4. In which of the three parts of the corpus is Aristotle's Physics? Aristotle thinks that sensible substances have natures. What does he think these natures are?

5. In Plato's Timaeus, Timaeus explains the cosmos in terms of a divine craftsman who looks to the forms. Aristotle does not accept this picture of the existence of the forms of natural substances. He thinks these forms are separate only in account. What does he mean?

6. In which of the three parts of the corpus is Aristotle's On the Soul? What does Aristotle think a soul is? Does Aristotle think that a soul can exist apart from the body?

7. Does Aristotle think that human beings are born with reason? Or does he think that they naturally develop reason as they change from children to adults?

8. Where is the Metaphysics in Aristotle's corpus? In the Metphysics, Aristotle argues for the existence of the first unmovable mover. How does this mover cause motion?

9. Aristotle uses the first unmovable mover to explain how the for something is in nature. In this, what part of the picture in Plato's Timaeus is Aristotle rejecting?

10. In which of the three parts of the corpus is Aristotle's Nicomachean Ethics? Aristotle thinks that human beings have a function. What does he think this function is? What does Aristotle think the first best life is? What does he think the second best life is?

Hellenistic Philosophers

1. What is the time frame of the Hellenistic Age? In which of the three periods of Ancient philosophy do the Hellenistic philosophers belong? What do the Hellenistic philosophers have in common that makes it reasonable to treat them as a group?

2. What is the name of Epicurus's school? What are the parts of his four-fold remedy? What do the Epicureans think is true of someone who has taken the four-fold remedy?

3. Is Epicurus aligned with the rationalist tradition of Plato and Aristotle? Or is he more aligned with the empiricist tradition Plato and Aristotle reject?

4. From what do the Stoics take their name? Who is the founder of Stoicism? Which head of the Stoic school is the most influential in the history of the school?

5. In their thinking about the soul, do the Stoics follow Socrates? Or do they follow Plato and Aristotle in conceiving of the soul in the adult as tripartite?

6. How do the Stoics define knowledge? What do they call assent to a cognitive impression?

7. The Stoics think the best life is one in which we know what is good and what is bad. Do they think what is good and and what is bad is what we ordinarily think is good or bad? Do they, for example, think that health is good and that sickness is bad?

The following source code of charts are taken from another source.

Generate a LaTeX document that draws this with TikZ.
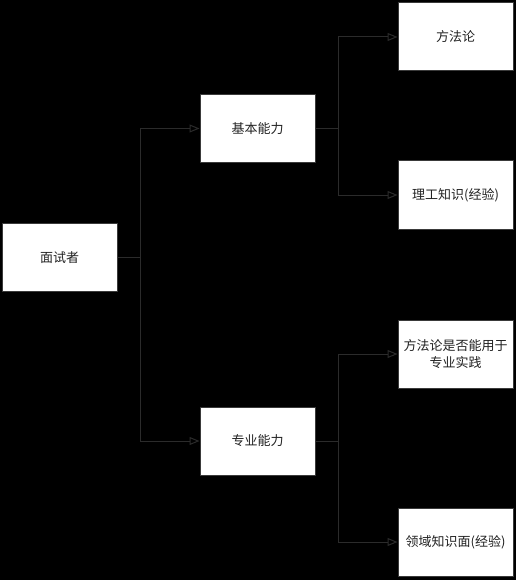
\documentclass[tikz,border=0pt]{standalone}
\usepackage{fontspec}
\setmainfont{Noto Sans CJK SC}
\usetikzlibrary{arrows.meta}
\definecolor{linegray}{HTML}{2B2B2B}
\definecolor{framegray}{HTML}{3A3A3A}
\definecolor{textgray}{HTML}{222222}
\tikzset{
  box/.style={draw=framegray,fill=white,line width=1pt,minimum width=115pt,
    minimum height=68pt,inner sep=0pt,align=center,text=textgray,
    font=\fontsize{13}{17}\selectfont},
  link/.style={draw=linegray,line width=1pt,-{Triangle[open,length=10pt,width=8pt]}}
}
\begin{document}
\begin{tikzpicture}[x=1pt,y=-1pt]
    \fill[black] (0,0) rectangle (516,580);
    \useasboundingbox (0,0) rectangle (516,580);
    \node[box] (candidate) at (59.5,257.5) {面试者};
    \node[box] (basic) at (257.5,128.5) {基本能力};
    \node[box] (pro) at (257.5,441) {专业能力};
    \node[box] (method) at (455.5,37) {方法论};
    \node[box] (science) at (455.5,195) {理工知识(经验)};
    \node[box] (practice) at (455.5,354) {方法论是否能用于\\专业实践};
    \node[box] (domain) at (455.5,542) {领域知识面(经验)};
    \draw[link] (candidate.east) -- (140,257.5) |- (basic.west);
    \draw[link] (candidate.east) -- (140,257.5) |- (pro.west);
    \draw[link] (basic.east) -- (338,128.5) |- (method.west);
    \draw[link] (basic.east) -- (338,128.5) |- (science.west);
    \draw[link] (pro.east) -- (338,441) |- (practice.west);
    \draw[link] (pro.east) -- (338,441) |- (domain.west);
\end{tikzpicture}
\end{document}
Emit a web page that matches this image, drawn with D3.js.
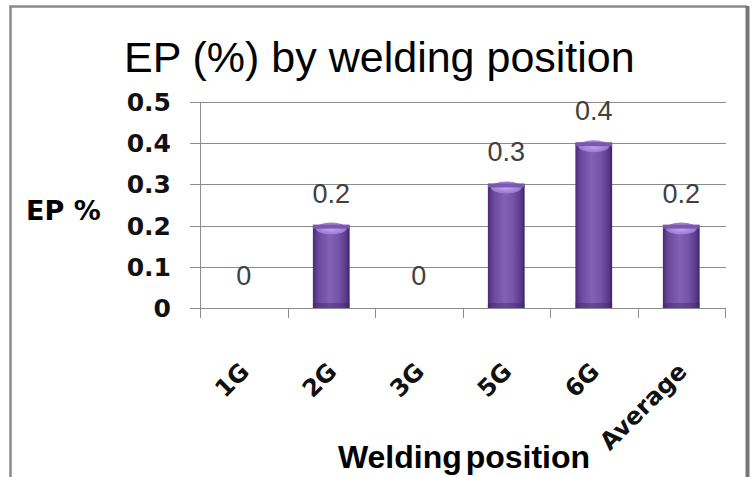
<!DOCTYPE html>
<html><head><meta charset="utf-8">
<script src="https://cdn.jsdelivr.net/npm/d3@7"></script>
<style>body{margin:0;background:#fff}svg{display:block}</style>
</head><body>
<script>
const categories = ["1G","2G","3G","5G","6G","Average"];
const values = [0, 0.2, 0, 0.3, 0.4, 0.2];
const valueLabels = ["0","0.2","0","0.3","0.4","0.2"];
const yTicks = [0, 0.1, 0.2, 0.3, 0.4, 0.5];
const yTickLabels = ["0","0.1","0.2","0.3","0.4","0.5"];
const title = "EP (%) by welding position";
const yTitle = "EP %";
const xTitle = "Welding position";

const W = 753, H = 477;
const svg = d3.select("body").append("svg").attr("width", W).attr("height", H);
const defs = svg.append("defs");
const g1 = defs.append("linearGradient").attr("id","barG").attr("x1","0").attr("x2","1").attr("y1","0").attr("y2","0");
[[0,"#4a2b78"],[0.15,"#6a489c"],[0.45,"#8262b4"],[0.7,"#7553a8"],[0.9,"#5a3a8a"],[1,"#3e2266"]].forEach(([o,c])=>g1.append("stop").attr("offset",o).attr("stop-color",c));
const g2 = defs.append("radialGradient").attr("id","topG").attr("cx","0.5").attr("cy","0.5").attr("r","0.5");
g2.append("stop").attr("offset",0).attr("stop-color","#c6a6f2");
g2.append("stop").attr("offset",1).attr("stop-color","#9a78d0");

const BOLD = "DejaVu Sans, Verdana, sans-serif";
const SANS = "Liberation Sans, Arial, sans-serif";

// frame
svg.append("path").attr("d","M10.5,477 L10.5,6.5 L747,6.5").attr("fill","none").attr("stroke","#8a8a8a").attr("stroke-width",2.5);
svg.append("line").attr("x1",747.5).attr("x2",747.5).attr("y1",6).attr("y2",477).attr("stroke","#777").attr("stroke-width",4);

const x = d3.scaleBand().domain(categories).range([200, 725]).paddingInner(0.58).paddingOuter(0.29);
const xb = d3.scaleBand().domain(categories).range([200, 725]);
const y = d3.scaleLinear().domain([0, 0.5]).range([308, 102]);

// gridlines
svg.append("g").selectAll("line").data(yTicks).join("line")
  .attr("x1",190).attr("x2",726).attr("y1",d=>Math.round(y(d))+0.5).attr("y2",d=>Math.round(y(d))+0.5)
  .attr("stroke","#8c8c8c").attr("stroke-width",1);
// y axis line
svg.append("line").attr("x1",200.5).attr("x2",200.5).attr("y1",102).attr("y2",318).attr("stroke","#8c8c8c");
// x ticks at band boundaries
const bounds = categories.map(c=>xb(c)).concat([xb.range()[1]]);
svg.append("g").selectAll("line").data(bounds).join("line")
  .attr("x1",d=>Math.round(d)+0.5).attr("x2",d=>Math.round(d)+0.5).attr("y1",308).attr("y2",318)
  .attr("stroke","#8c8c8c");

// y tick labels
svg.append("g").selectAll("text").data(yTicks).join("text")
  .attr("x",171).attr("y",d=>y(d)+9).attr("text-anchor","end")
  .attr("font-family",BOLD).attr("font-weight","bold").attr("font-size",25)
  .attr("fill","#111").text((d,i)=>yTickLabels[i]);

// bars
const bars = svg.append("g").selectAll("g").data(categories.map((c,i)=>({c,v:values[i],l:valueLabels[i]}))).join("g");
bars.filter(d=>d.v>0).append("rect")
  .attr("x",d=>x(d.c)).attr("width",x.bandwidth()).attr("y",d=>y(d.v)).attr("height",d=>y(0)-y(d.v))
  .attr("fill","url(#barG)");
bars.filter(d=>d.v>0).append("rect")
  .attr("x",d=>x(d.c)).attr("width",x.bandwidth()).attr("y",d=>y(0)-5).attr("height",5)
  .attr("fill","#3e2266").attr("opacity",0.4);
bars.filter(d=>d.v>0).append("ellipse")
  .attr("cx",d=>x(d.c)+x.bandwidth()/2).attr("cy",d=>y(d.v)+3).attr("rx",x.bandwidth()/2-3).attr("ry",6)
  .attr("fill","url(#topG)");
bars.filter(d=>d.v>0).append("rect")
  .attr("x",d=>x(d.c)).attr("width",x.bandwidth()).attr("y",d=>y(d.v)-1).attr("height",4)
  .attr("fill","#7a58ae");

// value labels
bars.append("text")
  .attr("x",d=>xb(d.c)+xb.bandwidth()/2).attr("y",d=>y(d.v)-23)
  .attr("text-anchor","middle").attr("font-family",SANS)
  .attr("font-size",27).attr("fill","#404040").text(d=>d.l);

// x tick labels rotated
svg.append("g").selectAll("text").data(categories).join("text")
  .attr("transform",d=>`translate(${xb(d)+xb.bandwidth()/2+7},${373}) rotate(-45)`)
  .attr("text-anchor","end")
  .attr("font-family",BOLD).attr("font-weight","bold").attr("font-size",24)
  .attr("fill","#111").text(d=>d);

// titles
svg.append("text").attr("x",124).attr("y",72).attr("font-family",SANS)
  .attr("font-size",43).attr("fill","#000").text(title);
svg.append("text").attr("x",26).attr("y",220).attr("font-family",BOLD)
  .attr("font-weight","bold").attr("font-size",27).attr("fill","#000").text(yTitle);
svg.append("text").attr("x",464).attr("y",468).attr("text-anchor","middle").attr("font-family",SANS)
  .attr("font-weight","bold").attr("font-size",32).attr("word-spacing",-5).attr("fill","#000").text(xTitle);
</script>
</body></html>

8. Who is the first head of what Cicero calls the new Academy? Who in the New Academy first described assent to impressions in terms of their persuasiveness?

9. There was a dispute within the New Academy about how to understand the justification for assent to persuasive impressions. Clitomachus had one view. Who had the other?

10. What event marks the end of the Period of Schools? About when did it happen?